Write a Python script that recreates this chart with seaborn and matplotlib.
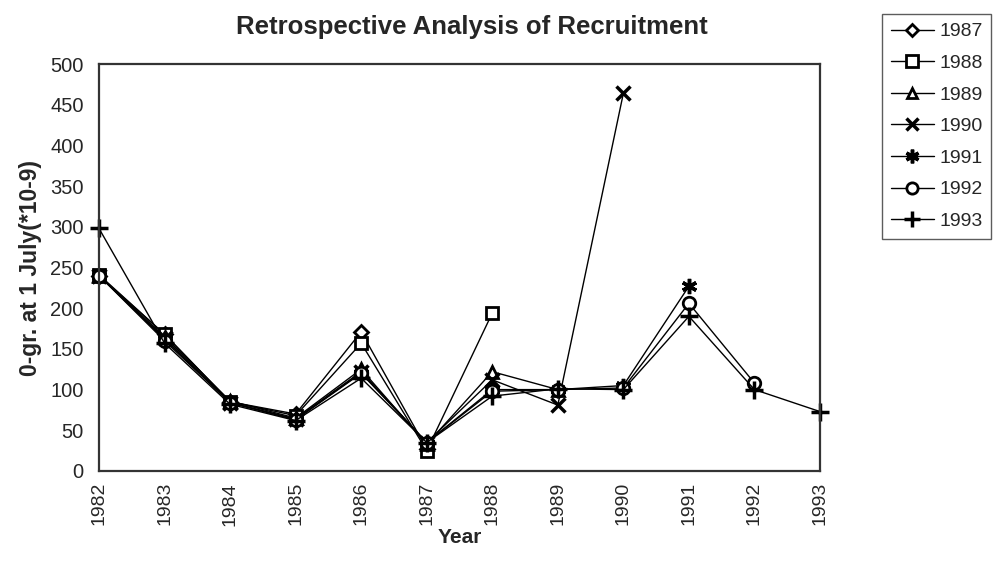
import numpy as np
import pandas as pd
import matplotlib
matplotlib.use("Agg")
import matplotlib.pyplot as plt
import seaborn as sns
from matplotlib.lines import Line2D

years = list(range(1982, 1994))
series_names = ["1987", "1988", "1989", "1990", "1991", "1992", "1993"]
s1987 = [240, 168, 85, 70, 171, 27]
s1988 = [241, 168, 85, 68, 157, 25, 194]
s1989 = [240, 165, 86, 65, 125, 33, 122, 100]
s1990 = [240, 163, 84, 64, 122, 35, 112, 81, 464]
s1991 = [240, 162, 84, 63, 121, 35, 100, 100, 105, 227]
s1992 = [240, 160, 84, 63, 120, 35, 98, 100, 102, 206, 108]
s1993 = [298, 157, 82, 62, 114, 35, 92, 101, 100, 190, 100, 73]
all_series = [s1987, s1988, s1989, s1990, s1991, s1992, s1993]

rows = []
for name, vals in zip(series_names, all_series):
    for y, v in zip(years, vals):
        rows.append({"Year": y, "value": v, "series": name})
df = pd.DataFrame(rows)

sns.set_theme(style="white")
plt.rcParams['font.family'] = ['Liberation Sans', 'DejaVu Sans']

fig = plt.figure(figsize=(9.95, 5.62), dpi=100)
ax = fig.add_axes([99/995, 1-471/562, (820-99)/995, (471-64)/562])

markers = {"1987": "D", "1988": "s", "1989": "^", "1990": "x",
           "1991": (6, 2, 0), "1992": "o", "1993": "+"}
msizes = {"1987": 7, "1988": 9, "1989": 8, "1990": 10,
          "1991": 11, "1992": 9, "1993": 13}
filled_set = ("1990", "1991", "1993")
for name in series_names:
    sub = df[df["series"] == name]
    filled = name in filled_set
    sns.lineplot(data=sub, x="Year", y="value", ax=ax, color="black",
                 linewidth=1.0, marker=markers[name], markersize=msizes[name],
                 markerfacecolor="white" if not filled else "black",
                 markeredgecolor="black",
                 markeredgewidth=2.0 if not filled else 2.5,
                 legend=False, estimator=None, clip_on=False)

ax.set_xlim(1982, 1993)
ax.set_ylim(0, 500)
ax.set_xticks(years)
ax.set_xticklabels([str(y) for y in years], rotation=90, fontsize=14)
ax.set_yticks(range(0, 501, 50))
ax.set_yticklabels([str(v) for v in range(0, 501, 50)], fontsize=14.5)
ax.tick_params(axis="both", direction="inout", length=8, width=1.2, color="black")
ax.tick_params(axis="y", pad=7)
ax.tick_params(axis="x", pad=4)
for sp in ax.spines.values():
    sp.set_color("#333333")
    sp.set_linewidth(1.6)
ax.set_xlabel("Year", fontsize=15, fontweight="bold", labelpad=2)
ax.set_ylabel("0-gr. at 1 July(*10-9)", fontsize=16.5, fontweight="bold", labelpad=6)
fig.text(472/995, 1-27/562, "Retrospective Analysis of Recruitment",
         ha="center", va="center", fontsize=18.5, fontweight="bold")

handles = []
for name in series_names:
    filled = name in filled_set
    handles.append(Line2D([0], [0], color="black", linewidth=1.0,
                          marker=markers[name], markersize=msizes[name] * 0.9,
                          markerfacecolor="white" if not filled else "black",
                          markeredgecolor="black",
                          markeredgewidth=2.0 if not filled else 2.5))
leg = fig.legend(handles, series_names, loc="upper left",
                 bbox_to_anchor=(882/995, 1-14/562), frameon=True,
                 fontsize=14, handlelength=2.2, handletextpad=0.3,
                 labelspacing=0.72, borderpad=0.45, fancybox=False,
                 borderaxespad=0)
leg.get_frame().set_edgecolor("#333333")
leg.get_frame().set_linewidth(1.0)

fig.savefig("out.png", dpi=100)
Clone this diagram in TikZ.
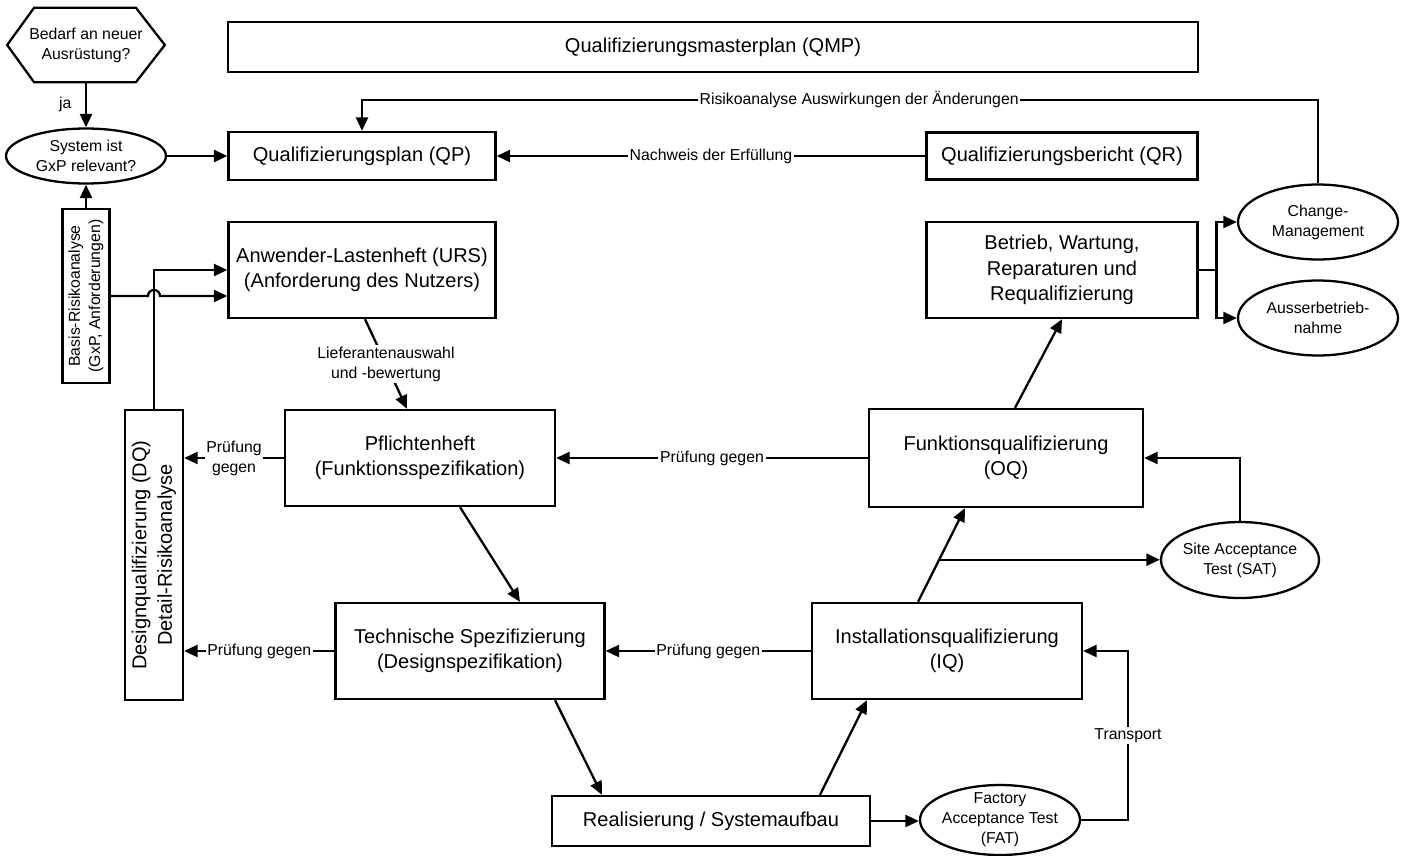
\documentclass[tikz,border=0pt]{standalone}
\usepackage{fontspec}
\setmainfont{Liberation Sans}
\usetikzlibrary{arrows.meta}
\usetikzlibrary{shapes.geometric}

\tikzset{
  box/.style={draw, line width=1.3pt, align=center, inner sep=2pt, font=\fontsize{11.4}{14.5}\selectfont},
  oval/.style={draw, ellipse, line width=1.3pt, align=center, inner sep=-3pt, minimum width=3.2cm, minimum height=1.5cm, font=\fontsize{9}{11.4}\selectfont},
  lbl/.style={fill=white, inner sep=1pt, align=center, font=\fontsize{9}{11.4}\selectfont},
  conn/.style={line width=1.3pt, -{Triangle[length=0.27cm,width=0.24cm]}},
  wire/.style={line width=1.3pt},
}

\begin{document}
\begin{tikzpicture}[x=0.02cm, y=-0.02cm]
    \useasboundingbox (0,0) rectangle (1401,856);

    %nodes
    \node[minimum width=3.14cm, minimum height=1.48cm, align=center, font=\fontsize{9}{11.4}\selectfont] (need) at (86,45) {Bedarf an neuer\\Ausrüstung?};
    \node[oval, minimum height=1.1cm] (gxp) at (86,156) {System ist\\GxP relevant?};
    \node[box, minimum width=0.94cm, minimum height=3.48cm, font=\fontsize{9}{11.4}\selectfont] (basis) at (86,296) {\rotatebox{90}{\begin{tabular}{@{}c@{}}Basis-Risikoanalyse\\(GxP, Anforderungen)\end{tabular}}};
    \node[box, minimum width=1.04cm, minimum height=5.8cm] (dq) at (154,555) {\rotatebox{90}{\begin{tabular}{@{}c@{}}Designqualifizierung (DQ)\\Detail-Risikoanalyse\end{tabular}}};

    \node[box, minimum width=19.4cm, minimum height=1cm] (qmp) at (713,47) {Qualifizierungsmasterplan (QMP)};
    \node[box, minimum width=5.34cm, minimum height=0.96cm] (qp) at (362,156) {Qualifizierungsplan (QP)};
    \node[box, minimum width=5.42cm, minimum height=0.94cm] (qr) at (1062,156) {Qualifizierungsbericht (QR)};
    \node[box, minimum width=5.34cm, minimum height=1.92cm] (urs) at (362,270) {Anwender-Lastenheft (URS)\\(Anforderung des Nutzers)};
    \node[box, minimum width=5.42cm, minimum height=1.92cm] (betrieb) at (1062,270) {Betrieb, Wartung,\\Reparaturen und\\Requalifizierung};
    \node[box, minimum width=5.4cm, minimum height=1.92cm] (pflicht) at (420,458) {Pflichtenheft\\(Funktionsspezifikation)};
    \node[box, minimum width=5.48cm, minimum height=1.96cm] (oq) at (1006,458) {Funktionsqualifizierung\\(OQ)};
    \node[box, minimum width=5.38cm, minimum height=1.92cm] (tech) at (470,651) {Technische Spezifizierung\\(Designspezifikation)};
    \node[box, minimum width=5.4cm, minimum height=1.92cm] (iq) at (947,651) {Installationsqualifizierung\\(IQ)};
    \node[box, minimum width=6.36cm, minimum height=1cm] (real) at (711,821) {Realisierung / Systemaufbau};

    \node[oval] (change) at (1318,222) {Change-\\Management};
    \node[oval] (ausser) at (1318,318) {Ausserbetrieb-\\nahme};
    \node[oval, minimum width=3.16cm, minimum height=1.52cm] (sat) at (1240,560) {Site Acceptance\\Test (SAT)};
    \node[oval, minimum height=1.4cm] (fat) at (1000,820) {Factory\\Acceptance Test\\(FAT)};

    \coordinate (rk) at (0,100);
    \coordinate (tr) at (1128,0);

    % hexagon
    \draw[wire] (need.west) -- ([xshift=0.54cm]need.north west) -- ([xshift=-0.58cm]need.north east) -- (need.east)
        -- ([xshift=-0.58cm]need.south east) -- ([xshift=0.54cm]need.south west) -- cycle;

    % edges
    \draw[conn] (need) -- node[left=0.15cm, font=\fontsize{9}{11.4}\selectfont] {ja} (gxp);
    \draw[conn] (gxp) -- (qp);
    \draw[conn] (basis) -- (gxp);
    \draw[conn] (basis.east) -- ([xshift=-0.12cm]dq.north |- basis.east) arc[start angle=180, end angle=0, radius=0.12cm] -- (basis.east -| urs.west);
    \draw[conn] (dq.north) |- (urs.west);
    \draw[conn] (qr) -- node[lbl] {Nachweis der Erfüllung} (qp);
    \draw[conn] (change.north) -- (change.north |- rk) -- node[lbl, pos=0.48] {Risikoanalyse Auswirkungen der Änderungen} (qp.north |- rk) -- (qp.north);
    \draw[conn] ([xshift=0.06cm]urs.south) -- node[lbl] {Lieferantenauswahl\\und -bewertung} ([xshift=-0.26cm]pflicht.north);
    \draw[conn] (pflicht.west) -- node[lbl] {Prüfung\\gegen} (pflicht.west -| dq.east);
    \draw[conn] (tech.west) -- node[lbl] {Prüfung gegen} (tech.west -| dq.east);
    \draw[conn] ([xshift=0.8cm]pflicht.south) -- ([xshift=1cm]tech.north);
    \draw[conn] ([xshift=1.7cm]tech.south) -- ([xshift=-2.18cm]real.north);
    \draw[conn] ([xshift=2.18cm]real.north) -- ([xshift=-1.6cm]iq.south);
    \draw[conn] (iq) -- node[lbl] {Prüfung gegen} (tech);
    \draw[conn] (real.east) -- (real.east -| fat.west);
    \draw[conn] (fat.east) -- (fat.east -| tr) -- node[lbl] {Transport} (iq.east -| tr) -- (iq.east);
    \draw[conn] ([xshift=-0.58cm]iq.north) -- coordinate[pos=0.45] (br) ([xshift=-0.82cm]oq.south);
    \draw[conn] (br) -- (br -| sat.west);
    \draw[conn] (sat.north) |- (oq.east);
    \draw[conn] (oq) -- node[lbl] {Prüfung gegen} (pflicht);
    \draw[conn] ([xshift=0.18cm]oq.north) -- (betrieb.south);
    \draw[wire] (betrieb.east) -- ++(18,0) coordinate (sp);
    \draw[conn] (sp) |- (change.west);
    \draw[conn] (sp) |- (ausser.west);
\end{tikzpicture}
\end{document}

Problem requirements. Copy only the part of the records that runs from the first line to the line with "1-471/562, (820-99)/995, (471-64)/562])", ends included, leaving pictures out.

Task result.
Write a Python script that recreates this chart with seaborn and matplotlib.
import numpy as np
import pandas as pd
import matplotlib
matplotlib.use("Agg")
import matplotlib.pyplot as plt
import seaborn as sns
from matplotlib.lines import Line2D

years = list(range(1982, 1994))
series_names = ["1987", "1988", "1989", "1990", "1991", "1992", "1993"]
s1987 = [240, 168, 85, 70, 171, 27]
s1988 = [241, 168, 85, 68, 157, 25, 194]
s1989 = [240, 165, 86, 65, 125, 33, 122, 100]
s1990 = [240, 163, 84, 64, 122, 35, 112, 81, 464]
s1991 = [240, 162, 84, 63, 121, 35, 100, 100, 105, 227]
s1992 = [240, 160, 84, 63, 120, 35, 98, 100, 102, 206, 108]
s1993 = [298, 157, 82, 62, 114, 35, 92, 101, 100, 190, 100, 73]
all_series = [s1987, s1988, s1989, s1990, s1991, s1992, s1993]

rows = []
for name, vals in zip(series_names, all_series):
    for y, v in zip(years, vals):
        rows.append({"Year": y, "value": v, "series": name})
df = pd.DataFrame(rows)

sns.set_theme(style="white")
plt.rcParams['font.family'] = ['Liberation Sans', 'DejaVu Sans']

fig = plt.figure(figsize=(9.95, 5.62), dpi=100)
ax = fig.add_axes([99/995, 1-471/562, (820-99)/995, (471-64)/562])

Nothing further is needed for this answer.